• What to work on: Return the lines from the one with "Clone this diagram in TikZ." through the one with "yscale=1.1] (title) at", exactly as they appear and with no pictures.

• Material for this task:
"""

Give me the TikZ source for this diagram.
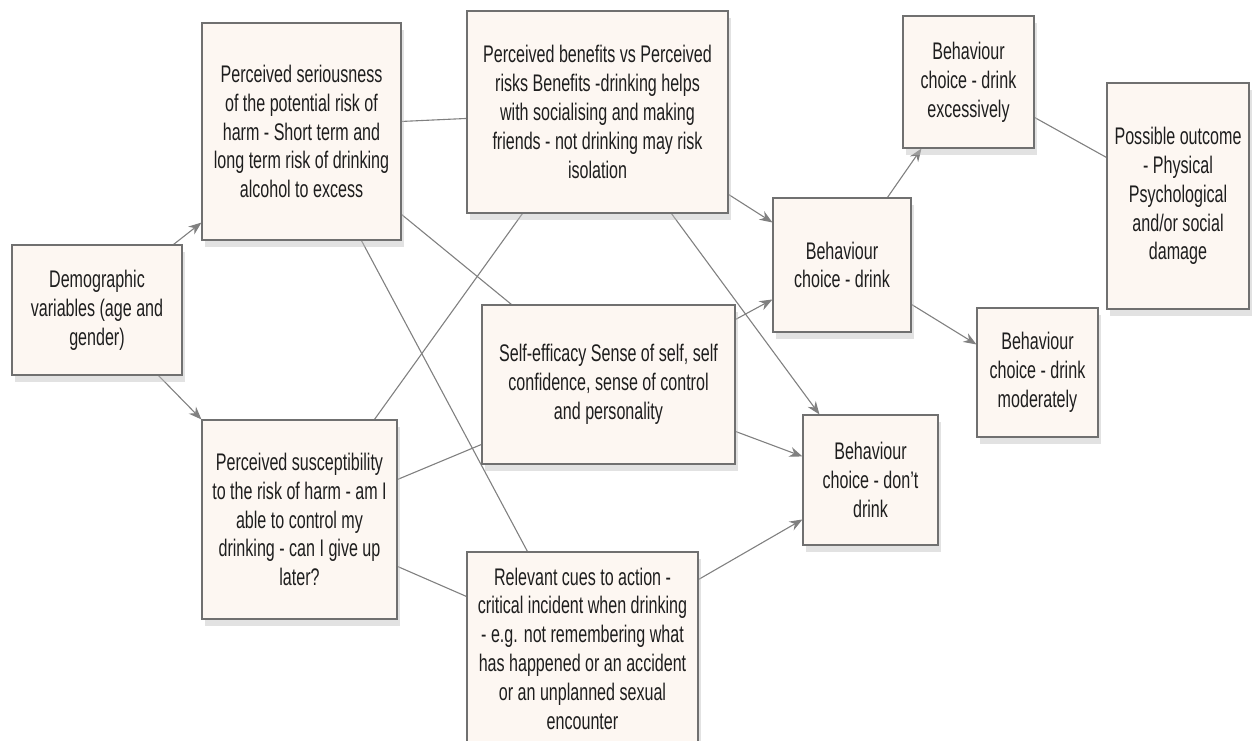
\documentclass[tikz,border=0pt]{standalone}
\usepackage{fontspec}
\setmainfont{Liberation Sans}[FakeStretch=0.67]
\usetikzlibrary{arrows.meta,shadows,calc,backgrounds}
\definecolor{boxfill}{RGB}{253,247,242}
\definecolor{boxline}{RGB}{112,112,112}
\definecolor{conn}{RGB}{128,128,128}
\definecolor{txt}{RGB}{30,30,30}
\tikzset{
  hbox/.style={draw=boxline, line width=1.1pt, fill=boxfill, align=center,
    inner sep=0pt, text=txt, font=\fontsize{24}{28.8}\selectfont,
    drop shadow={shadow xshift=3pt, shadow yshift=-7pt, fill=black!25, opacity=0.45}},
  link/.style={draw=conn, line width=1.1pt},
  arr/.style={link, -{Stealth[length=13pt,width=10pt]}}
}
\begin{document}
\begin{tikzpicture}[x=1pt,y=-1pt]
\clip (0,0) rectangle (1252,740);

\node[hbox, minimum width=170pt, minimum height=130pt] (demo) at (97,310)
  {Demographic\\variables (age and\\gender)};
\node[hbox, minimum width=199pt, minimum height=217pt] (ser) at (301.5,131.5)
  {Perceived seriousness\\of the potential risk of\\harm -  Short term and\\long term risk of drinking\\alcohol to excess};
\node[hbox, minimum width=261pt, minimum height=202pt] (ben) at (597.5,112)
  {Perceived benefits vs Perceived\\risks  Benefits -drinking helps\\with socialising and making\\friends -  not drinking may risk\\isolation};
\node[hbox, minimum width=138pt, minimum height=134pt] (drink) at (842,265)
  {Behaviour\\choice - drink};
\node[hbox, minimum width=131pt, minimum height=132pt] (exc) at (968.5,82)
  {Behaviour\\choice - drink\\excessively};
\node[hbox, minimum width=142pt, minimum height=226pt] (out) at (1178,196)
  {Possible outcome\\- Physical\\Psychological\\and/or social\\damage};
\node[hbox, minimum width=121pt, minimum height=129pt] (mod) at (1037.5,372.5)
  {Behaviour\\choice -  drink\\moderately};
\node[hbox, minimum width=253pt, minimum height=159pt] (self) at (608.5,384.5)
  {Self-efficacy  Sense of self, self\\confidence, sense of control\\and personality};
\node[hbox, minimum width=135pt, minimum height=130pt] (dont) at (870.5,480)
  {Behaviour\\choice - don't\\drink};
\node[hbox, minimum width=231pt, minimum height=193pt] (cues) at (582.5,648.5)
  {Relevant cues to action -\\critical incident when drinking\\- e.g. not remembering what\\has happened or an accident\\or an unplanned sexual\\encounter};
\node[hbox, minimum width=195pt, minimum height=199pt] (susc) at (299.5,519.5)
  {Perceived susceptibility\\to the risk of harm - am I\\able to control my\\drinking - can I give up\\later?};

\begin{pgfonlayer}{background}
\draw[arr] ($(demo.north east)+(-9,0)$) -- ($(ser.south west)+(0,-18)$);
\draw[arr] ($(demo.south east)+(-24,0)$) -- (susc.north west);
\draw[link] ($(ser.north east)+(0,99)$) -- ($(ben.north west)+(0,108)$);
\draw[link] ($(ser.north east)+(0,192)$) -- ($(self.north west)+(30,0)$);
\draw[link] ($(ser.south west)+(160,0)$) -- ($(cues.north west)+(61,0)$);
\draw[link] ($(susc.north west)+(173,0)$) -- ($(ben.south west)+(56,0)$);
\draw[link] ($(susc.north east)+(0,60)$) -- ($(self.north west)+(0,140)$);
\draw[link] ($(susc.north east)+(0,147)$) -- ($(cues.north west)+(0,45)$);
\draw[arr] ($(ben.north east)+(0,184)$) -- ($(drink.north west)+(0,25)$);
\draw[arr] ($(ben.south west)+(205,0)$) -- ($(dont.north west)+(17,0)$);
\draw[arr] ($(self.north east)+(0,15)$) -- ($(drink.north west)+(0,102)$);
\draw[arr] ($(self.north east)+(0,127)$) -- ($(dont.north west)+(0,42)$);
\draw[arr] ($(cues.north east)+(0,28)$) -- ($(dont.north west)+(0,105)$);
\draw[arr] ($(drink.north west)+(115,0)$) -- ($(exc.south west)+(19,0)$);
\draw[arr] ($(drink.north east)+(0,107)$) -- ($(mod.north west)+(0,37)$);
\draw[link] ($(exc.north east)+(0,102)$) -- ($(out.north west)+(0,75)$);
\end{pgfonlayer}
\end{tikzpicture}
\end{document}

"""
"""

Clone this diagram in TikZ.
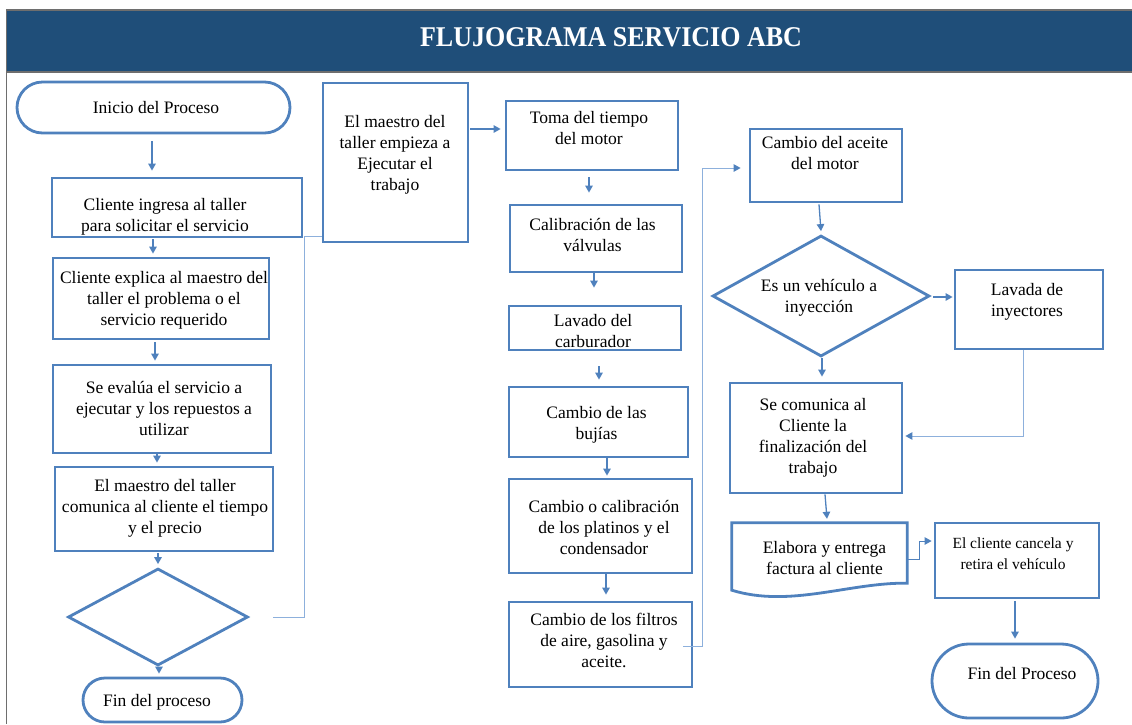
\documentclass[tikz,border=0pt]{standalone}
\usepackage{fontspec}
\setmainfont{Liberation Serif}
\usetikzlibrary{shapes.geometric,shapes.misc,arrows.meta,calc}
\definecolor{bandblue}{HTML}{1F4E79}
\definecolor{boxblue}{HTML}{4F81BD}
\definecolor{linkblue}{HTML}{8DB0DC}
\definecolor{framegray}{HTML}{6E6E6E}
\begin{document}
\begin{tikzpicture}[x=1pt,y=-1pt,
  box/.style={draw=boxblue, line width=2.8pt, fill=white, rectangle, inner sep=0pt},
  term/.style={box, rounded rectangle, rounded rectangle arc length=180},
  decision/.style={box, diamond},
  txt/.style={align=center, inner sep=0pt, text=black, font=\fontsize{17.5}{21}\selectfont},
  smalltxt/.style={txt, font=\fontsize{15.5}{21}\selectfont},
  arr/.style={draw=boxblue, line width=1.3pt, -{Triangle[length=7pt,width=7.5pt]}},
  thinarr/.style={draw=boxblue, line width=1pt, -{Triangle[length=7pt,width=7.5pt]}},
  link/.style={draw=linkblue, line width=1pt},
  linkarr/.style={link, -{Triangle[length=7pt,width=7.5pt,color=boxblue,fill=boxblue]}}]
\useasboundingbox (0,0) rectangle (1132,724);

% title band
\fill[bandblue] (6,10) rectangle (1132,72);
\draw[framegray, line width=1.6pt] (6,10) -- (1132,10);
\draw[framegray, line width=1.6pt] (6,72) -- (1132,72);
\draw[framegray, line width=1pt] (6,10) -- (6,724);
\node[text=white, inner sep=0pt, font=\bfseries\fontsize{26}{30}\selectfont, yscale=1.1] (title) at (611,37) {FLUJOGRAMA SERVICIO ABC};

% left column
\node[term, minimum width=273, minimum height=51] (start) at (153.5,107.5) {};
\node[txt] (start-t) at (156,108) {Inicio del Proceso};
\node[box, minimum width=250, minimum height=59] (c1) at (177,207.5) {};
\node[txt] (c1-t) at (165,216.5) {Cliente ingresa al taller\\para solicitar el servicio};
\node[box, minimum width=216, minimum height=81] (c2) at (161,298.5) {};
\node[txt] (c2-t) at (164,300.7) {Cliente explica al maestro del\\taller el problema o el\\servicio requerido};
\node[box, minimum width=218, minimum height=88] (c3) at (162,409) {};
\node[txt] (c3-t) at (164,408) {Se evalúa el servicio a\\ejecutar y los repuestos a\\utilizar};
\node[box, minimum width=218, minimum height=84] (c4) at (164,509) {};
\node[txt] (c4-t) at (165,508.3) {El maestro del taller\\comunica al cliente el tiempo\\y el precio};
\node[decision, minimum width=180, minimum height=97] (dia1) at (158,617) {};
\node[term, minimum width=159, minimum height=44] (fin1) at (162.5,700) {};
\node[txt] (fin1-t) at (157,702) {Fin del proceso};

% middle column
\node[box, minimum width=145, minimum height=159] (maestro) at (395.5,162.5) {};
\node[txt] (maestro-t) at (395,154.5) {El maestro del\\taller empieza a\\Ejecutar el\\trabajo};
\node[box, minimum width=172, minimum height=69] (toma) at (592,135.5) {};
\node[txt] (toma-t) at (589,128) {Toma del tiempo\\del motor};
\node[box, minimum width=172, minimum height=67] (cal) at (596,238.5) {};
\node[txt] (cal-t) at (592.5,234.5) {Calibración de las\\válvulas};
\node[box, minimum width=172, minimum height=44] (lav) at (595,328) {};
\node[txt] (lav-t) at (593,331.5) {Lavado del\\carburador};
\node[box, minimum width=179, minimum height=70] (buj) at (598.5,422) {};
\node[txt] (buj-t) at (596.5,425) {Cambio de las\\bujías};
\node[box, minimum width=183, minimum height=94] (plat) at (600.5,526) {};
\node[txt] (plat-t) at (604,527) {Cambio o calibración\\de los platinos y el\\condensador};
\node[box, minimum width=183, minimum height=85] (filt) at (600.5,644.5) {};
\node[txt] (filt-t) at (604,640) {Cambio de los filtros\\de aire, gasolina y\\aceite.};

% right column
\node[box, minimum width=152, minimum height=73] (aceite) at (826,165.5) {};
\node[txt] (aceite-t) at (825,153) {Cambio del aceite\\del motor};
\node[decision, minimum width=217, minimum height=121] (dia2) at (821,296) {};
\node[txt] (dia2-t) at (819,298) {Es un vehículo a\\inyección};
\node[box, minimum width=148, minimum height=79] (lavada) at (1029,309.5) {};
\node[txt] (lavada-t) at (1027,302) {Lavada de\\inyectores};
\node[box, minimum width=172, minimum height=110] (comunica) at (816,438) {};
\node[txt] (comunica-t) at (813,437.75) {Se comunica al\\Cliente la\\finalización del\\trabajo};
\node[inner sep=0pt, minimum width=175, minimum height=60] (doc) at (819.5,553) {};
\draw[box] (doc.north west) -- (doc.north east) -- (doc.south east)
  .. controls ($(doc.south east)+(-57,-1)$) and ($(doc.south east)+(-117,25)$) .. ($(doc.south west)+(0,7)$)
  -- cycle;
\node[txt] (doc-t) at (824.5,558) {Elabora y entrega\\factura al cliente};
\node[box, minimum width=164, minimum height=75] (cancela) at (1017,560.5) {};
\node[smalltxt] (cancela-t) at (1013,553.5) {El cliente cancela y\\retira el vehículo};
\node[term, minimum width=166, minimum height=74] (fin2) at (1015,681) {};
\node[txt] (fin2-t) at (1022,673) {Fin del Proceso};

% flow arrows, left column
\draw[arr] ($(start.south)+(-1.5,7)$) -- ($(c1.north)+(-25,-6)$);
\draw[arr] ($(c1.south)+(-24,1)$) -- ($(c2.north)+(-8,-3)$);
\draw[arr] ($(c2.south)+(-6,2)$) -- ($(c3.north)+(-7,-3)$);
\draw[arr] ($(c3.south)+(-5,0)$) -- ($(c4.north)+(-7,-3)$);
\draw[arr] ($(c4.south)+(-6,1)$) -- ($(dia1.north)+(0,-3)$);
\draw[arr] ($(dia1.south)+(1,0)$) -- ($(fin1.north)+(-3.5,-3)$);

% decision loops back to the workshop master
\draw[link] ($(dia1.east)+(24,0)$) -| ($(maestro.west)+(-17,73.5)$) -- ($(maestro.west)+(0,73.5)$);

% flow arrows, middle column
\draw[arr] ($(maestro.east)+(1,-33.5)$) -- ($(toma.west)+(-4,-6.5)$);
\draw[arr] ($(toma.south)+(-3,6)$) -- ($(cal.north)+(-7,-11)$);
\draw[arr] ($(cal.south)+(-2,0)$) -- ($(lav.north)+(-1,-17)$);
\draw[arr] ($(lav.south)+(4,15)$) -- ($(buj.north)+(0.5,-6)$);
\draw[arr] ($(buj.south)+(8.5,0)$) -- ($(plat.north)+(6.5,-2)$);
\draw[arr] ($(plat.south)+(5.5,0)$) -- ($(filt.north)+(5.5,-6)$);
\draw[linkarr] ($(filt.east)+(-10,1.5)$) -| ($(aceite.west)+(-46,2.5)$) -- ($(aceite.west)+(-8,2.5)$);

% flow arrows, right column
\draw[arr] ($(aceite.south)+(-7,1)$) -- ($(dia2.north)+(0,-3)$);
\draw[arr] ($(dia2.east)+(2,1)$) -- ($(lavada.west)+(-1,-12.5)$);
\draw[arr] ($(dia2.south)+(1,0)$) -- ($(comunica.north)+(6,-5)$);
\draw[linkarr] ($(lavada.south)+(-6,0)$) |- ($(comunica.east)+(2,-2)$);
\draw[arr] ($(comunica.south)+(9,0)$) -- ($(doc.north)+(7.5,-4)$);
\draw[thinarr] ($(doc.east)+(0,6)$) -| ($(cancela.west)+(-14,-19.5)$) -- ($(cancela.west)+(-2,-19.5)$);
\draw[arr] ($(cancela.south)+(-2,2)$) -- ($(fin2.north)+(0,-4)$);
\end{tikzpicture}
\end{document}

"""
"""

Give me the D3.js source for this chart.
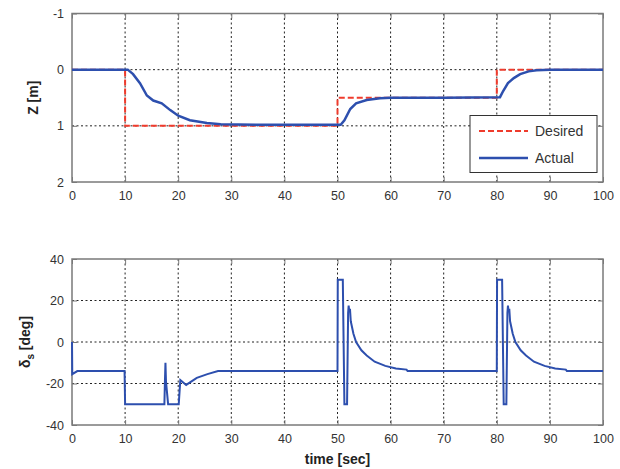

"""

• Solution:
Clone this diagram in TikZ.
\documentclass[tikz,border=0pt]{standalone}
\usepackage{fontspec}
\setmainfont{Liberation Serif}
\usetikzlibrary{shapes.geometric,shapes.misc,arrows.meta,calc}
\definecolor{bandblue}{HTML}{1F4E79}
\definecolor{boxblue}{HTML}{4F81BD}
\definecolor{linkblue}{HTML}{8DB0DC}
\definecolor{framegray}{HTML}{6E6E6E}
\begin{document}
\begin{tikzpicture}[x=1pt,y=-1pt,
  box/.style={draw=boxblue, line width=2.8pt, fill=white, rectangle, inner sep=0pt},
  term/.style={box, rounded rectangle, rounded rectangle arc length=180},
  decision/.style={box, diamond},
  txt/.style={align=center, inner sep=0pt, text=black, font=\fontsize{17.5}{21}\selectfont},
  smalltxt/.style={txt, font=\fontsize{15.5}{21}\selectfont},
  arr/.style={draw=boxblue, line width=1.3pt, -{Triangle[length=7pt,width=7.5pt]}},
  thinarr/.style={draw=boxblue, line width=1pt, -{Triangle[length=7pt,width=7.5pt]}},
  link/.style={draw=linkblue, line width=1pt},
  linkarr/.style={link, -{Triangle[length=7pt,width=7.5pt,color=boxblue,fill=boxblue]}}]
\useasboundingbox (0,0) rectangle (1132,724);

% title band
\fill[bandblue] (6,10) rectangle (1132,72);
\draw[framegray, line width=1.6pt] (6,10) -- (1132,10);
\draw[framegray, line width=1.6pt] (6,72) -- (1132,72);
\draw[framegray, line width=1pt] (6,10) -- (6,724);
\node[text=white, inner sep=0pt, font=\bfseries\fontsize{26}{30}\selectfont, yscale=1.1] (title) at (611,37) {FLUJOGRAMA SERVICIO ABC};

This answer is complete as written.